Depending on your career objective, there are dozens of opportunities to meet established aviation professionals. Airline job fairs offer one easily-accessible point of entry.

When asked what single thing he wished he had known about the aviation industry when he was just starting out nearly 30 years ago, Mark Rambis, who now trains pilots on the brand-new Boeing 787 aircraft, said he wished he had understood the importance of job search networking for future positions. Networking takes nearly limitless shapes, but the first step in doing it successfully is making contacts, and that means locating people who are already established in the aviation industry.

Dozens of airline and aviation industry career fairs happen all over the country every year and are targeted toward different groups: college students, flight attendants, pilots, A&P mechanics, ramp agents, customer service reps, and every other job function. Many different kinds of groups host these events, each with their own goals and objectives. A job fair sponsored by an aviation job board might focus on improving resumes and honing interview skills, while an airline-sponsored career fair may focus on promoting the benefits of working for that one company. To make a career fair as effective as possible, do a little online research first and find a fair that meets your objectives. In other words, if you are a business-school grad looking for a job on the corporate side of the airline, don't waste your time at a recruiting fair alongside people seeking pilot or flight attendant jobs. Once you find the right venue, make sure you know what to expect. Will hiring managers be attending? Will there be same-day interviews? Many of the airlines struggle to keep their customer service and ramp agent jobs filled to capacity, so they are very eager to hire for these positions. Candidates for these positions should come prepared to interview, and they could even receive an offer the same day.

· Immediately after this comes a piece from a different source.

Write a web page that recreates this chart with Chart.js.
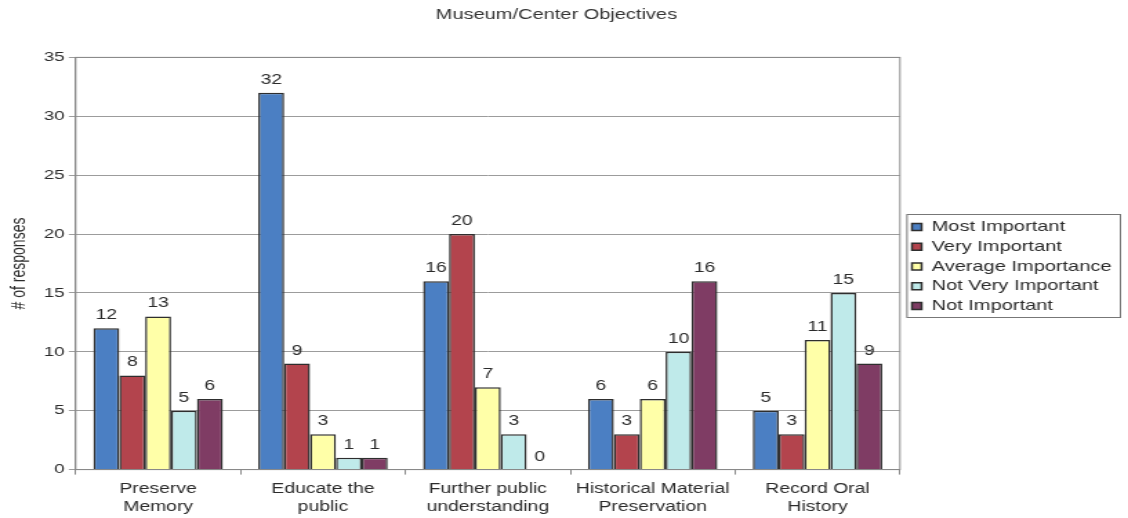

Whatever position you're looking for, be sure to dust off your resume and print several copies. It may even be worth the investment to print a small batch of business cards with your name and contact information if you don't have employer-supplied cards. Make sure to dress as if you were going to an interview for the job you want. Reread the description of the job fair and make sure you understand any requirements about start times that you have good directions.

Once in a job fair, it can be easy to get lost among all the displays and crowds of people.

Make the most of the day by creating a plan of action ahead of time. For example, write down three questions you want to answer by the end of the day, and then investigate everything, ask questions, and clearly express your interest.

Although airline job fairs can be a great networking experience, they are far from the only opportunity for making connections in the industry. Find out what kinds of associations people in your target job belong to. Visit the association's web site, find out about upcoming seminars and meetings in your area, and attend the ones that are interesting to you. Seminars are not usually clogged with job applicants, and they are not usually attended by representatives of the corporate Human Resources department, but by people who are already doing the kind of job you want. It's a great opportunity to get a more in-depth view of current issues in your future career field, and (because of the seminar topic) you are guaranteed to have an entry point into a conversation. Again, this is a great place to bring a small stack of business cards.